Performance of LIKE queries on multmillion row tables, MySQL

LIKE will do a full table scan if you have a % at the start of the pattern.

You can use FULLTEXT in Boolean (rather than natural language) mode to avoid the 50% rule.

Boolean full-text searches have these characteristics:

They do not use the 50% threshold.

http://dev.mysql.com/doc/refman/5.0/en/fulltext-boolean.html

I recommend you to restrict your query by other clauses also (date range for example), because a LIKE '%something' guarantees you a full table scan

From anybody with real experience, how do LIKE queries perform in MySQL on multimillion row tables, in terms of speed and effiency, if the field has a plain INDEX?
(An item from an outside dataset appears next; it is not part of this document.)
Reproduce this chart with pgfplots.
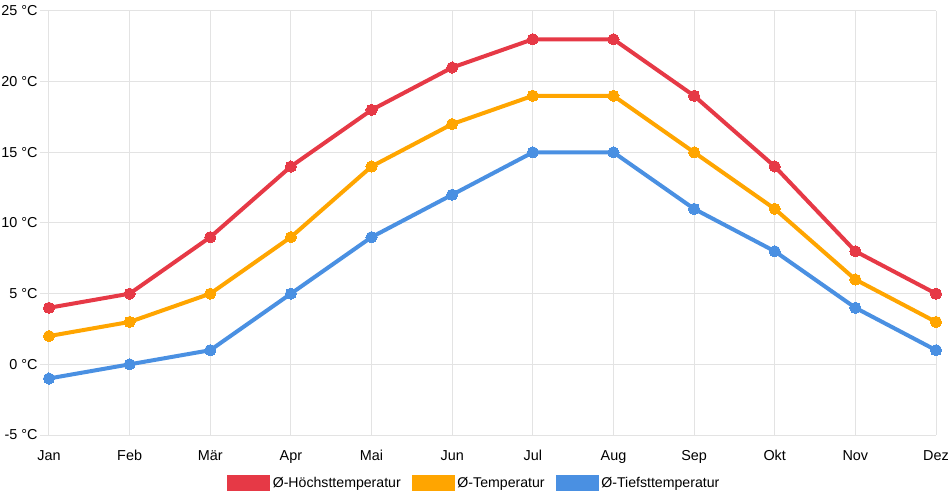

Not so well (I think I had some searches in the range of 900k, can't say I have experience in multimillion row LIKEs).

Usually you should restrict the search any way you can, but this depends on table structure and application use case.

Also, in some Web use cases it's possible to actually improve performances and user experience with some tricks, like indexing separate keywords and create a keyword table and a rows_contains_keyword (id_keyword, id_row) table. The keyword table is used with AJAX to suggest search terms (simple words) and to compile them to integers -- id_keywords. At that point, finding the rows containing those keywords becomes really fast. Updating the table one row at a time is also quite performant; of course, batch updates become a definite "don't".

This is not so unlike what is already done by full text MATCH..IN BOOLEAN MODE if using only the + operator:

SELECT * FROM arts WHERE MATCH (title) AGAINST ('+MySQL +RDBMS' IN BOOLEAN MODE);

You probably want an InnoDB table to do that:

Boolean full-text searches have these characteristics:

• They do not automatically sort rows in order of decreasing relevance. ...
• InnoDB tables require a FULLTEXT index on all columns of the MATCH() expression to perform boolean queries. Boolean queries against a MyISAM search index can work even without a FULLTEXT index, although a search executed in this fashion would be quite slow. ...
• They do not use the 50% threshold that applies to MyISAM search indexes.

Can you give more information on the specific case?

update: the AJAX way

Setup: you break up all titles into words. This will soon give you a title_words table ( id integer not null autoincrement, word varchar(50) ) and a large title_contains_word ( word_id integer, title_id integer ) table.

If you have 10 million titles, with an average of four words (plausible for books, less so for papers), you can expect a five thousand-row title_words table and a forty-million table containing two INTEGER columns; that is around 400 MB of extra data.

For the search, the user starts entering a word, which you can autocomplete from the titlewords. Once this is done, the query becomes a list of word IDs; and of course words that aren't in any title cannot even be entered, so the negative result is given immediately, and for free.

The actual search can now happen in several ways, but one that I like has a SELECT COUNT(*) FROM title_contains_word WHERE word_id={id} running after each user's selection, before the real search is started.

This allows building a composite query or a common table expression starting from the rarest words. Indeed, if any word has a count below, say, 20, you can SELECT all those (on average) eight TCW rows and get the IDs of all their related words, then simply verify (outside MySQL) that there is a title ID such that there exists a pair (titleID, wordID) for all the wordIDs of your query.

Even if you have to resort to the roughest possible form,

SELECT a.title_id 
FROM title_contains_word AS tcw1
JOIN title_contains_word AS tcw2 USING (title_id)
JOIN title_contains_word AS tcw3 USING (title_id)
JOIN title_contains_word AS tcw4 USING (title_id)
...
WHERE (tcw1.word_id = {id1})
  AND (tcw2.word_id = {id2})
  ...

the JOIN will be made from very small virtually-buffered tables that will take very little time to scan.

Once you have all the relevant title IDs, then you can run a straight SELECT from the multimillion-row large DB using the primary key title_id. This last search should also be blazing fast.